I hear "grizzly moms," fierce in protecting their own children, turning a blind eye on everyone else's children.
I see people mocking a candidate for ordinary curiosity in her past while ignoring her present lack of qualificiations for the job.
I hear businessmen saying they'll be able to get the job done, apparently unaware that congress is a democratic organization, and they don't get to issue orders and expect them fulfilled.
And I see people wanting to throw the bums out being willing to throw out the one senator who really is a maverick.
Eli Zaretsky, a professor of history at Eugene Lang College, says that we have lost hope, and that's the cause of the present political climate. It's ironic that the candidate who campaigned on hope, President Obama, is now the president of hopelessness.
What we hoped for when we elected him was change from the politics that had gone before, and that inspired us. But the change we got wasn't enough.

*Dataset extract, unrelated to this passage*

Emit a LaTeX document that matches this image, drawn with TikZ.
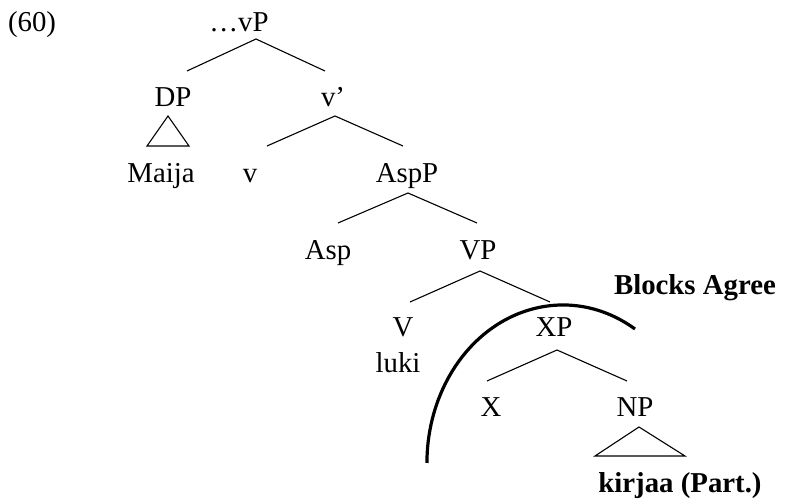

Zaretsky says that we're not depressed because times are hard. We're depressed because we can't imagine a better future right now.
Obstacles do not destroy hope; on the contrary, obstacles inspire hope. Hope is destroyed when it is disappointed at a deeper level than the mere obstacle. Hope rests on trust, the primal basis of the social bond, ultimately derived from the parent/child relationship. When you trust, and the trust does not seem warranted, that destroys hope.
But in meeting Wisconsin's people, I see so much good, so much that is solid and enduring, that I have hope.
What people do at the polls is not a measure of who they are, but of what they fear or what they hope for.
After the election, we'll go back to work. And maybe hope will rise again. Too bad it seems to take making things worse to make that happen.